***** GIVEN RECORDS *****

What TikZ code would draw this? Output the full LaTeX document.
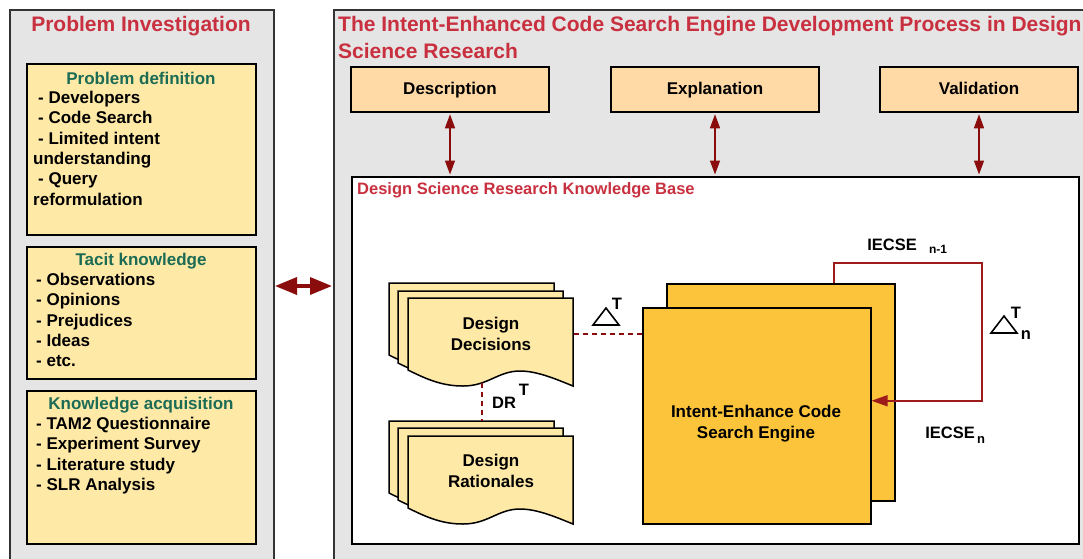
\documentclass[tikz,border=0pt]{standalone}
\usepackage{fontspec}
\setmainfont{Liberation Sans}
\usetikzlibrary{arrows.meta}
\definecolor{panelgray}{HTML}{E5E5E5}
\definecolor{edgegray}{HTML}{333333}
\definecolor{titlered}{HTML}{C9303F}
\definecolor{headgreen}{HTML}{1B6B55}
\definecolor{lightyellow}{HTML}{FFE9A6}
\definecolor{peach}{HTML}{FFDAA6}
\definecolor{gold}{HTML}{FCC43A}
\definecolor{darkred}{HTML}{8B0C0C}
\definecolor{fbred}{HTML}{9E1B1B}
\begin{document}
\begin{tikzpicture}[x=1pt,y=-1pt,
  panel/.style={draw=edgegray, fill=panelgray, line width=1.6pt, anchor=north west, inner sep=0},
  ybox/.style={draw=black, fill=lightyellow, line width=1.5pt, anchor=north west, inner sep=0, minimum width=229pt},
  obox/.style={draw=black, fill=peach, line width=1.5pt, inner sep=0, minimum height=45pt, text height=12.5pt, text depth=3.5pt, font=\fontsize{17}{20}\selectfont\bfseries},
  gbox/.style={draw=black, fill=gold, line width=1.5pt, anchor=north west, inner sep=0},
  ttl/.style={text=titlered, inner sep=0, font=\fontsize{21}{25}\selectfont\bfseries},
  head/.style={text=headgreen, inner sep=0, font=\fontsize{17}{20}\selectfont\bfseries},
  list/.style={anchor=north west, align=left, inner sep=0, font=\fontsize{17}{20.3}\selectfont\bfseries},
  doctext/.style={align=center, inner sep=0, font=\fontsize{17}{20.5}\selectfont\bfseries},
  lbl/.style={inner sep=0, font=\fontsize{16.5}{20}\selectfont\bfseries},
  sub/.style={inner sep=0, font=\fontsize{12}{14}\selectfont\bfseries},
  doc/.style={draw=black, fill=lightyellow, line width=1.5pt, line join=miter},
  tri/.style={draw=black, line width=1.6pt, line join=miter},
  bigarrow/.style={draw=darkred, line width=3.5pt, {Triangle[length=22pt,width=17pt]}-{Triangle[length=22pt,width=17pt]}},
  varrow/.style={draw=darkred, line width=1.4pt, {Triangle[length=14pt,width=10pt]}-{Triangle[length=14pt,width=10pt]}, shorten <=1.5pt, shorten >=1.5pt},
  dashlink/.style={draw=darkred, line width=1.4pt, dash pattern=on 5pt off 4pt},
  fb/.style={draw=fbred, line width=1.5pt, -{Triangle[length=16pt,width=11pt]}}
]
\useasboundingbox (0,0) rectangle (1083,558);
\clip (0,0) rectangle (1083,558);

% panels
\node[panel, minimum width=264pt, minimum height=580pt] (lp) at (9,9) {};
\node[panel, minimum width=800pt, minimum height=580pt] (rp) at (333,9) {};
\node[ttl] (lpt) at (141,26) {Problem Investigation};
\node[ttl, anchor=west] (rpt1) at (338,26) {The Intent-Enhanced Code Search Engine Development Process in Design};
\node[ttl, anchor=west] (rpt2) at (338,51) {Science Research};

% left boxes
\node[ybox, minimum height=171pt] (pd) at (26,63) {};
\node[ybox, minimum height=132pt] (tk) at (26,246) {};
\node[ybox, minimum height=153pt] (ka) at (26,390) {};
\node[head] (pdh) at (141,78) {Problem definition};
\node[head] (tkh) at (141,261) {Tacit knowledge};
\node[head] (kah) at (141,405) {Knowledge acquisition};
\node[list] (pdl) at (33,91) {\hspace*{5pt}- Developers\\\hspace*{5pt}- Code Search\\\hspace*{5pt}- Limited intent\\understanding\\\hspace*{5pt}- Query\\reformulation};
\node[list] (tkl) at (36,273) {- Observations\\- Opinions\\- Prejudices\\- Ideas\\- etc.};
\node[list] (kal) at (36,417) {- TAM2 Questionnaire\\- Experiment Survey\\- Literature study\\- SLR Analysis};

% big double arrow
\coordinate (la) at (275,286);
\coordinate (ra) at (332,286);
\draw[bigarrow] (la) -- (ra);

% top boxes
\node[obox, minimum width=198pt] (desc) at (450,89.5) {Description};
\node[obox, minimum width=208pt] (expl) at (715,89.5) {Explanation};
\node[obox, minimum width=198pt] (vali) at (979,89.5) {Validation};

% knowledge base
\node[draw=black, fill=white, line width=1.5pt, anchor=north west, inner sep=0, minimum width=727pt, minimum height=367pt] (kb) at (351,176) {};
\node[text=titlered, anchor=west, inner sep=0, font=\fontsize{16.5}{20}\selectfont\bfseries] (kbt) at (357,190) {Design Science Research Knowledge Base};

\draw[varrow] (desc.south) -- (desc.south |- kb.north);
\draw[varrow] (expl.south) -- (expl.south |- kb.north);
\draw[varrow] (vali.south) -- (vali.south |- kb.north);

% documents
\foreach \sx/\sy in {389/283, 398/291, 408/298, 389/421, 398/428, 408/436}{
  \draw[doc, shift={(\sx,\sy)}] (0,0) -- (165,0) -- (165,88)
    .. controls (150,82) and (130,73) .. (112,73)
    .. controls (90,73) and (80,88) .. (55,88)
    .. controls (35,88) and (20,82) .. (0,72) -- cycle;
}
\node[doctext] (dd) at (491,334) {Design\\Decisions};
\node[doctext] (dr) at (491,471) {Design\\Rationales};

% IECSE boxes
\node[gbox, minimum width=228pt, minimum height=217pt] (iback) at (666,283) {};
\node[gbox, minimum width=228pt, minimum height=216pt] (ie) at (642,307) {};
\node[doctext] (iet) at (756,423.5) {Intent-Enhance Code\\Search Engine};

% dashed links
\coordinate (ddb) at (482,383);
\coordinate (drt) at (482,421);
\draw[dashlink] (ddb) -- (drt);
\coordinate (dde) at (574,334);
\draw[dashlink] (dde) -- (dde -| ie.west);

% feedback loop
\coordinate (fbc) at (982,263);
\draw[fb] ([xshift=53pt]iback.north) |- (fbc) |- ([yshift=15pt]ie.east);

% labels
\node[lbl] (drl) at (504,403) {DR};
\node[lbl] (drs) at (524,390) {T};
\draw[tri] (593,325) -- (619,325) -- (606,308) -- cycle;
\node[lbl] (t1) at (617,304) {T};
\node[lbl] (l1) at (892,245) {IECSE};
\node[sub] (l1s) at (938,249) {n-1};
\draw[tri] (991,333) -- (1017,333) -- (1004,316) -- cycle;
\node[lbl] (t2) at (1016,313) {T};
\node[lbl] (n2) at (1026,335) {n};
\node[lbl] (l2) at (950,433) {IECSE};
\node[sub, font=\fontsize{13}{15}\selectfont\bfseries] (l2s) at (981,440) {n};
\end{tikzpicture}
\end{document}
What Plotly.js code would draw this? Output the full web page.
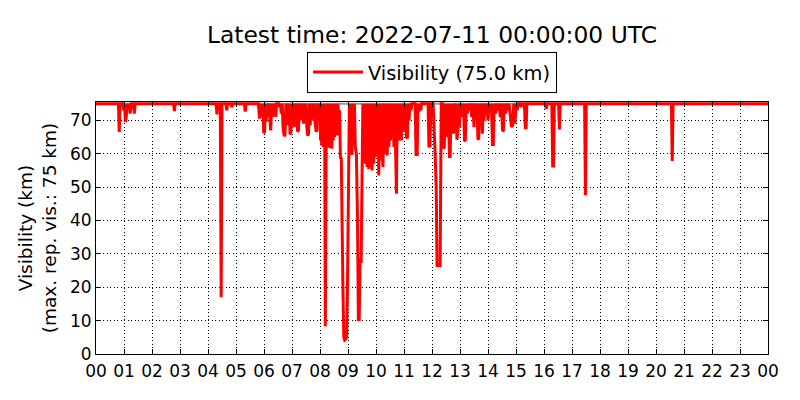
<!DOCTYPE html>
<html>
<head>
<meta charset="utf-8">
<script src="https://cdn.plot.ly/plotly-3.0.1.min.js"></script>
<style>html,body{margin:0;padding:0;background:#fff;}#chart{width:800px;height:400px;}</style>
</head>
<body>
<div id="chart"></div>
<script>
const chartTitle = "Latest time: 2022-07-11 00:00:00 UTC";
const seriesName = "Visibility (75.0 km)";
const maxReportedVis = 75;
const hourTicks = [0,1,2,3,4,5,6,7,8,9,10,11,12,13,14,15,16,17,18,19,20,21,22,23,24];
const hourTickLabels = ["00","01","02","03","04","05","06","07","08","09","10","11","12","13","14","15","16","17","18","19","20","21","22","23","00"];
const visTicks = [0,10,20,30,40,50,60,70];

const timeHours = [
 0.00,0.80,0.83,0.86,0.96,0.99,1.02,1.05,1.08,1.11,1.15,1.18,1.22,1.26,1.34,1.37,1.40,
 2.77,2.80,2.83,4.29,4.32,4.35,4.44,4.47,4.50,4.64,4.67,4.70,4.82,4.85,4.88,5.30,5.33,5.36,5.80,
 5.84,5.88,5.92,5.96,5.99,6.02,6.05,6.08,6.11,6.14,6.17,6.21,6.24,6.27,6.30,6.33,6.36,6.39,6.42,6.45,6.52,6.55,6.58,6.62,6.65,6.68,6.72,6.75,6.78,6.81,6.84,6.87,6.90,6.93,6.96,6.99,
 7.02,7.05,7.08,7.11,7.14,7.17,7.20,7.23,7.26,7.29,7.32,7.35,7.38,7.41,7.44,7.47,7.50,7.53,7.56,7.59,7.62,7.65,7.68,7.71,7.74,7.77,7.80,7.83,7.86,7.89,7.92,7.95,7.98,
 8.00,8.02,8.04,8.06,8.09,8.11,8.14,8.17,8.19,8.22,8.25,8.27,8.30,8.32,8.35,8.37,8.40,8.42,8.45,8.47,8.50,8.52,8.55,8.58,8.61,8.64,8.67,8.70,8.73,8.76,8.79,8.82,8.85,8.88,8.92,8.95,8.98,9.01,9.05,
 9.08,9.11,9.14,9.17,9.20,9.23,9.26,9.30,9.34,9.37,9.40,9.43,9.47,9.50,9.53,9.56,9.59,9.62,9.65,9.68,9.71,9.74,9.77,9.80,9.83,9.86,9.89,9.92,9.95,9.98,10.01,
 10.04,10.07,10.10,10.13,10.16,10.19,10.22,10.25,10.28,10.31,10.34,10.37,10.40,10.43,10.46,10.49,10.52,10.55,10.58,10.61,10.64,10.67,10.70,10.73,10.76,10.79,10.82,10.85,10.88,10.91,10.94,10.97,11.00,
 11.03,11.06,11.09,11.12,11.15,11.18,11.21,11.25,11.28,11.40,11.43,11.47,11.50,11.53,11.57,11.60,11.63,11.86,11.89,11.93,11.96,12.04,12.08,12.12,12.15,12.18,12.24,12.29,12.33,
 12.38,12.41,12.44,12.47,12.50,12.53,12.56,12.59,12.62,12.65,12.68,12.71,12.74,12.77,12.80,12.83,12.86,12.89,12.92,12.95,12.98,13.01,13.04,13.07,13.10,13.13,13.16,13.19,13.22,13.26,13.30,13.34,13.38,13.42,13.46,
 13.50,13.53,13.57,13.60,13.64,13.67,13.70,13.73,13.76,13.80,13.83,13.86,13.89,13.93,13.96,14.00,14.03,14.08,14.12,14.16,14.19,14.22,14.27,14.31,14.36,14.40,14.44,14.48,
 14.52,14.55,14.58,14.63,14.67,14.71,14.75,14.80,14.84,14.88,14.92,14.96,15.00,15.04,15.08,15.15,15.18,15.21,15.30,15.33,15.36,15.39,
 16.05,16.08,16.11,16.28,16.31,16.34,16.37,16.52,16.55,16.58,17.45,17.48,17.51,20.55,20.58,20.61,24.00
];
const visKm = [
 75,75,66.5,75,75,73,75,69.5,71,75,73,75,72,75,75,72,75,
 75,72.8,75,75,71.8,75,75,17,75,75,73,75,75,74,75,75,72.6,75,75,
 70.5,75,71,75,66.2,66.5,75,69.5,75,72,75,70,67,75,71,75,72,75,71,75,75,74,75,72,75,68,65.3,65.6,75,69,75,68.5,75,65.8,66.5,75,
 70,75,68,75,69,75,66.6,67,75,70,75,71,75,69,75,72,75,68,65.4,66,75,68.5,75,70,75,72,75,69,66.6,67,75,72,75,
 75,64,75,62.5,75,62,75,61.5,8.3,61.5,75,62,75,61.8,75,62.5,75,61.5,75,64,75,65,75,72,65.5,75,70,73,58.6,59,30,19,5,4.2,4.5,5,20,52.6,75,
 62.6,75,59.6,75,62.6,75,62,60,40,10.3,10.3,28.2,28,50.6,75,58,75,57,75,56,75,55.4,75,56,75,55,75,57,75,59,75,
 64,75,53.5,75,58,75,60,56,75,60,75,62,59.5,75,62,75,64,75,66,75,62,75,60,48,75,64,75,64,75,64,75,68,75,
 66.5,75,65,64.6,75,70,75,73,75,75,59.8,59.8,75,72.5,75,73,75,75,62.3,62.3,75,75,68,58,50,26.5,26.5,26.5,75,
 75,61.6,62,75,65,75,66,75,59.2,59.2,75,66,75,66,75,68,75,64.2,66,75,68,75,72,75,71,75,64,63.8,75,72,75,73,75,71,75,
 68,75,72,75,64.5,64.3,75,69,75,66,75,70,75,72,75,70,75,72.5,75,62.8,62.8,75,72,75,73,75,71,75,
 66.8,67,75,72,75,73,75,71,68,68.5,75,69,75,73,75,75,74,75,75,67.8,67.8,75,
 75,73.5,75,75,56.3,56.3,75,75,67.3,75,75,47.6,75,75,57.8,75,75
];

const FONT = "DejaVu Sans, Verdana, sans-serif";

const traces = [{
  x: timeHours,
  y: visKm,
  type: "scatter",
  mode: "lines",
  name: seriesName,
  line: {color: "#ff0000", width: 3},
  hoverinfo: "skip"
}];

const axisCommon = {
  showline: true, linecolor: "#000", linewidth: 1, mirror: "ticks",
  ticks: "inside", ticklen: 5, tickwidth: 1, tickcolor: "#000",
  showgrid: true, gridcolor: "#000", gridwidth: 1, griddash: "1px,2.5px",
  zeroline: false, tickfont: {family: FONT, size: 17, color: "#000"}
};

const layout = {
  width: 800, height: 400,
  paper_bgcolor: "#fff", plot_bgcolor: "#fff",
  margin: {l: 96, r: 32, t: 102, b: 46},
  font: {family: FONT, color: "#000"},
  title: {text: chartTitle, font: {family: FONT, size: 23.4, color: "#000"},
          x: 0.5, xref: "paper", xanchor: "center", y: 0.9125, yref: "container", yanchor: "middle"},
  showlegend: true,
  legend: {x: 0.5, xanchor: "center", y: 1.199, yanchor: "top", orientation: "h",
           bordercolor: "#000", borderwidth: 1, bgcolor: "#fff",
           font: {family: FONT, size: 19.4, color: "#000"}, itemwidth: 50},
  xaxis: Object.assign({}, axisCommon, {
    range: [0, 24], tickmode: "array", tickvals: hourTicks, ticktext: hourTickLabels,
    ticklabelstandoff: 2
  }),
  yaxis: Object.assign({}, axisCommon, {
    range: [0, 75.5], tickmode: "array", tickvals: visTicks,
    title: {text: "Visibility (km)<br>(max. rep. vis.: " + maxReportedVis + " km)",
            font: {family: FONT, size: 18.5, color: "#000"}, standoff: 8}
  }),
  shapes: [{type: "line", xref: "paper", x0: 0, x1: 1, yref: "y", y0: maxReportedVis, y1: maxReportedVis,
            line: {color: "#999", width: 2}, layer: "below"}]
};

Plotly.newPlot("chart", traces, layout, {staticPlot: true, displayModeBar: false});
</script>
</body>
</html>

*****

*WHAT IS REQUIRED:*
Output word for word the lines running from the one containing "What Plotly.js code" to the one containing "const visTicks = [0,10,20,30,40,50,60,70];", both included, leaving out the pictures.

*TASK RESPONSE:*
What Plotly.js code would draw this? Output the full web page.
<!DOCTYPE html>
<html>
<head>
<meta charset="utf-8">
<script src="https://cdn.plot.ly/plotly-3.0.1.min.js"></script>
<style>html,body{margin:0;padding:0;background:#fff;}#chart{width:800px;height:400px;}</style>
</head>
<body>
<div id="chart"></div>
<script>
const chartTitle = "Latest time: 2022-07-11 00:00:00 UTC";
const seriesName = "Visibility (75.0 km)";
const maxReportedVis = 75;
const hourTicks = [0,1,2,3,4,5,6,7,8,9,10,11,12,13,14,15,16,17,18,19,20,21,22,23,24];
const hourTickLabels = ["00","01","02","03","04","05","06","07","08","09","10","11","12","13","14","15","16","17","18","19","20","21","22","23","00"];
const visTicks = [0,10,20,30,40,50,60,70];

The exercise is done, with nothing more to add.